This invention relates to compositions for curing epoxide resins, to curable mixtures of these compositions and epoxide resins, and to cured products obtained by curing the aforesaid mixture.
It is known that epoxide resins, i.e., substances containing on average more than one 1,2-epoxide group per molecule, may be cured by reaction with various classes of substances to form cross-linked, infusible, insoluble products having valuable technical properties.

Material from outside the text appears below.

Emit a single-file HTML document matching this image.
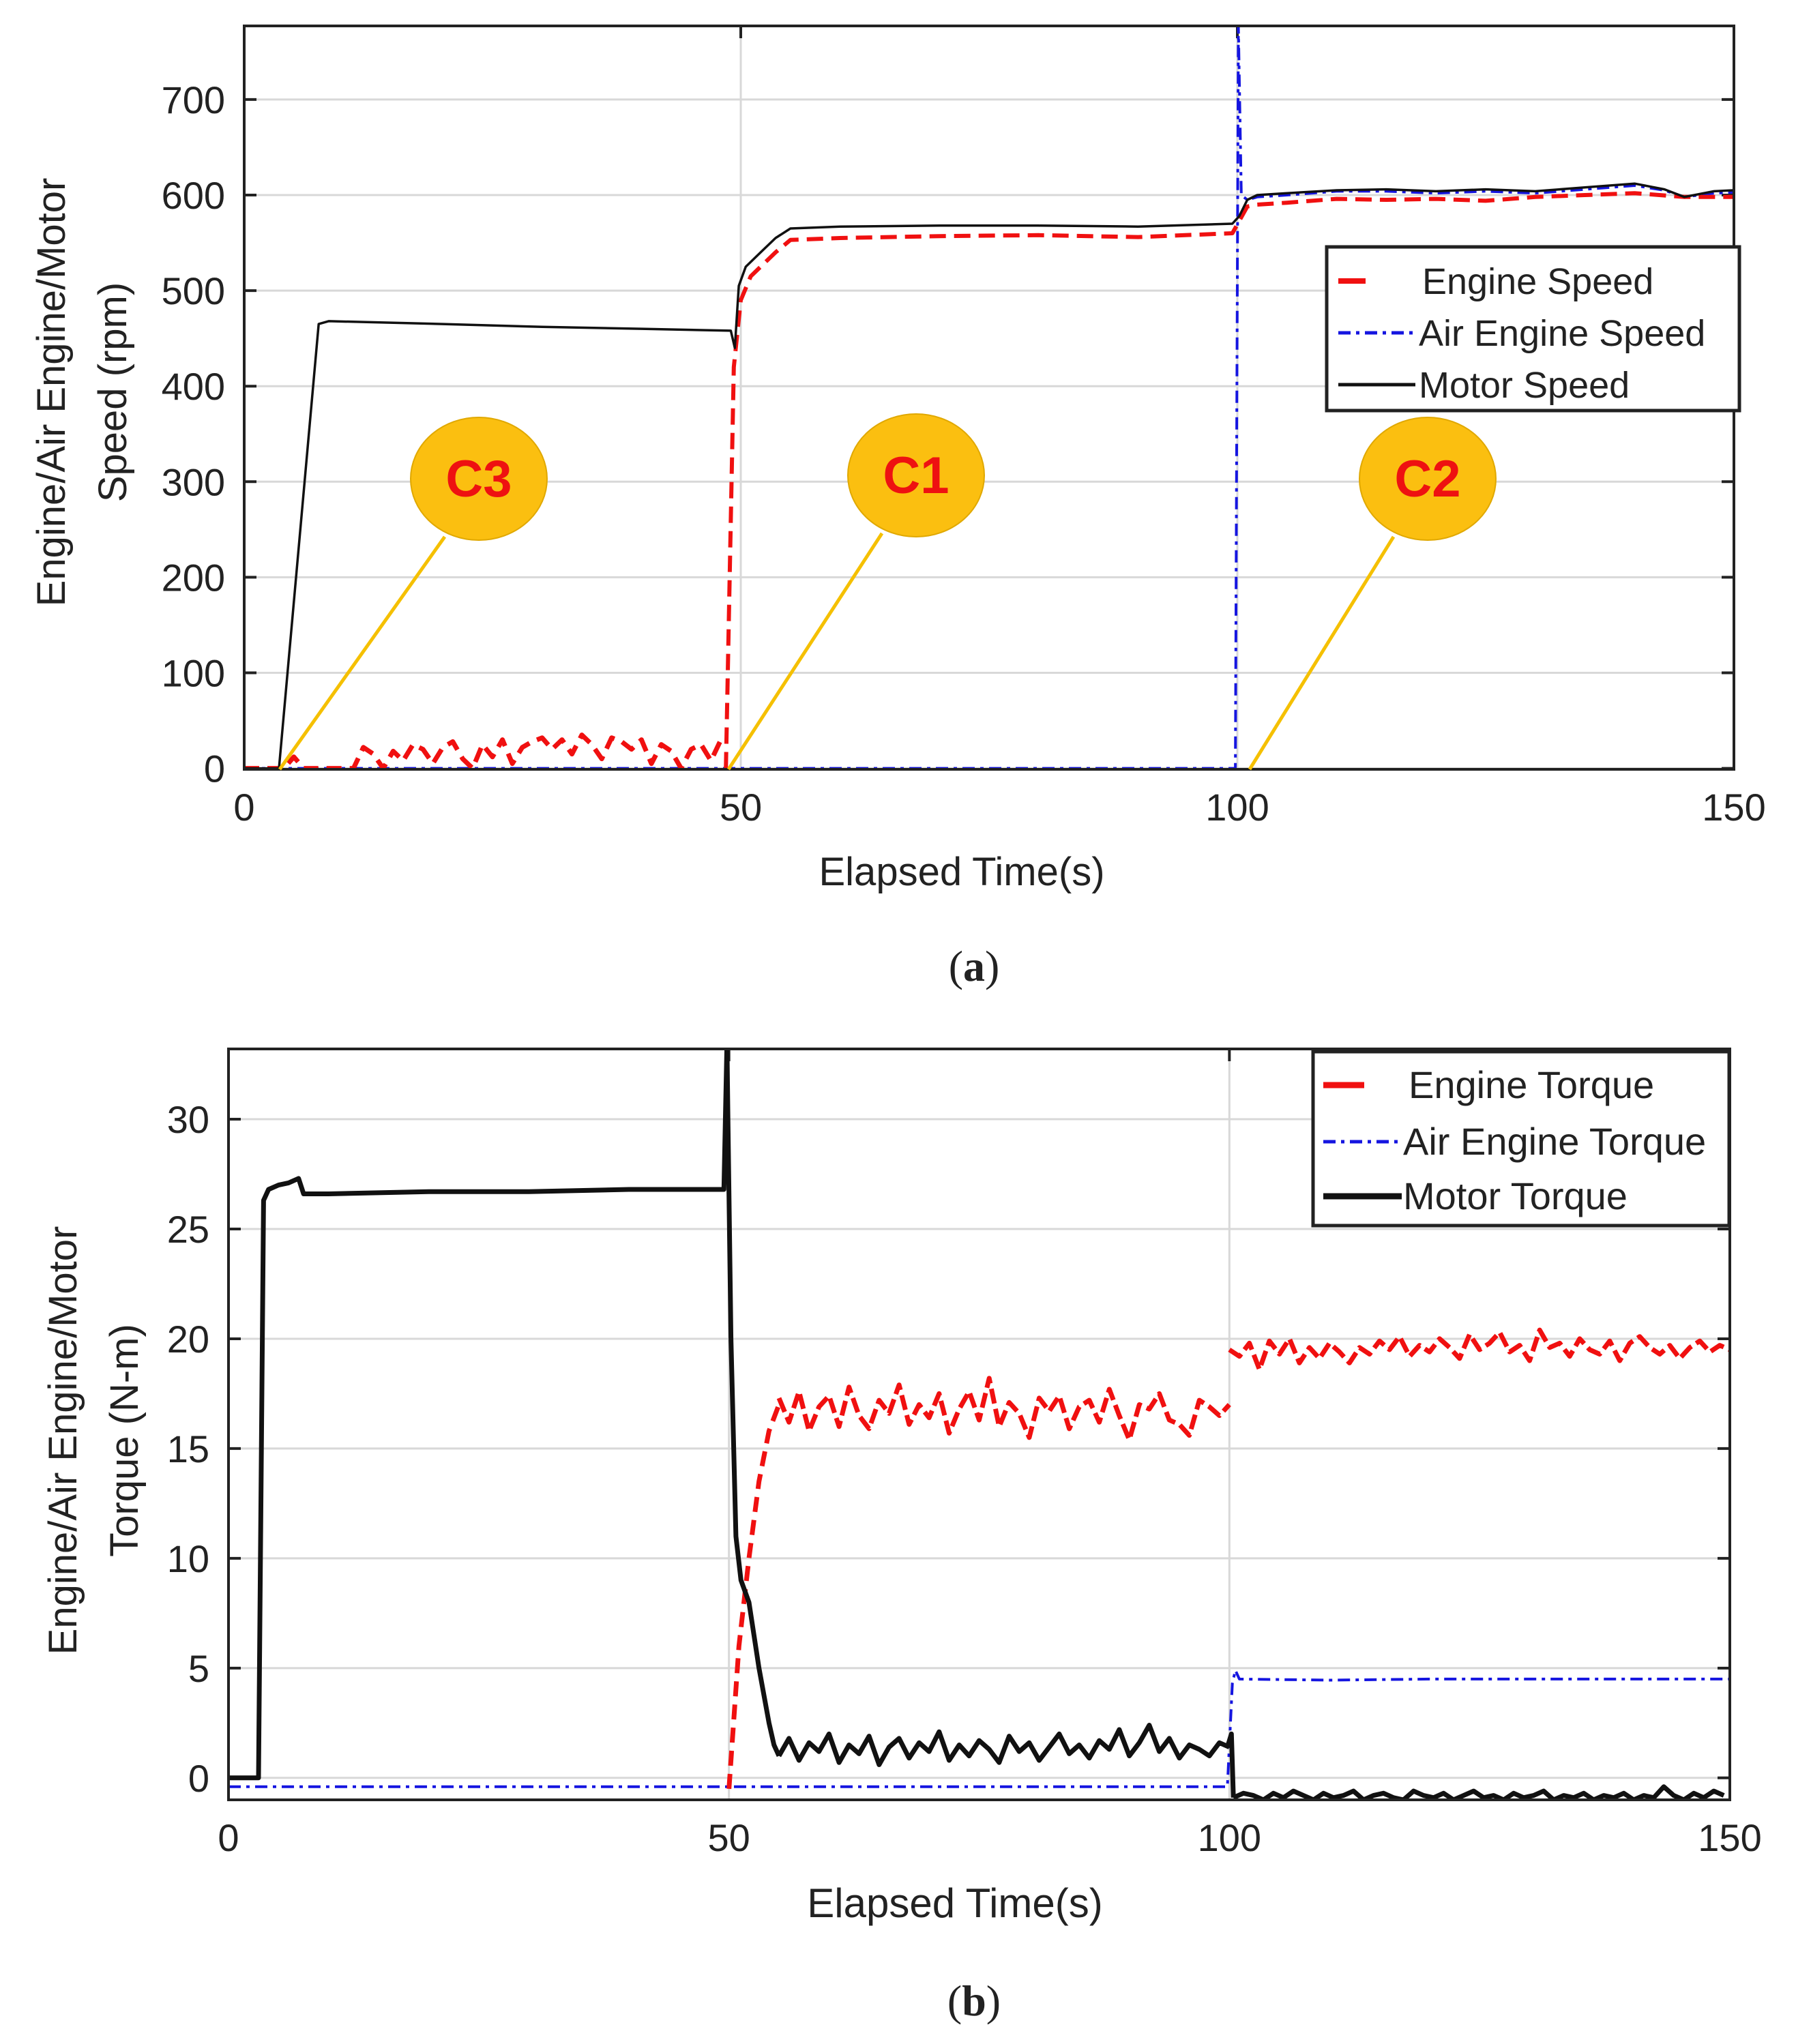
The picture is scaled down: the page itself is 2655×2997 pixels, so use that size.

An important class of curing agents comprises aromatic, aliphatic, heterocyclic, and cycloaliphatic polyamines, including aminoamides; by "polyamine" is meant an amine having at least three hydrogen atoms directly attached to amino nitrogen atoms.
The chief drawback with the polyamines at present in use is that they often cure the resin only slowly, particularly when aromatic amines are employed. The use of accelerators alleviates this drawback to some extent but the accelerating effect imparted by those hitherto available is relatively modest.
It is known from British patent specification No. 1,314,561 that salts of trifluoromethanesulfonic acid induce cationic polymerization of epoxide resins on heating the salt and resin together. In general, the reactants were heated at a temperature of from about 50.degree. to 218.degree. C. Gelation at 50.degree. took, according to the Examples, 4 days in one case but in the remaining cases 14, 14, 33, 52, 35, 58, 70, and 49 days. In the experiment carried out at room temperature, the resin-catalyst mixture was still liquid after 1 year. In other experiments, temperatures of 132.degree., 149.degree., and 204.degree. C are employed. It can be seen that, at room temperature or a little above, the trifluoromethanesulfonate had a negligible effect on the epoxide resin. Although the use at 132.degree. C of a polycarboxylic acid anhydride as a co-curative is illustrated, it was not to be expected from the disclosures of the aforesaid British patent that a salt of a trifluoromethanesulfonic acid would have the valuable property of strongly accelerating the curing of epoxide resins by certain polyamines, even without the application of heat.
U.S. Pat. No. 3,907,706, a subsequent patent to the same assignee, disclosed latent epoxide resin compositions containing both a metal salt of trifluoromethanesulfonic acid and a thermally decomposable ester reaction product of a tertiary alkyl alcohol and an acid that forms a chelation complex with the metal ion of the metal salt. To retard, if desired, the activity of the catalyst system, there may be included a buffering compound. In the list of suitable buffering agents, an aliphatic polyamine is named. Again, it would not have been expected that a salt of trifluoromethanesulfonic acid would accelerate the curing of epoxide resins by certain polyamines.
We have now found that salts of trifluoromethanesulfonic acid very markedly accelerate the cure of epoxide resins with amines.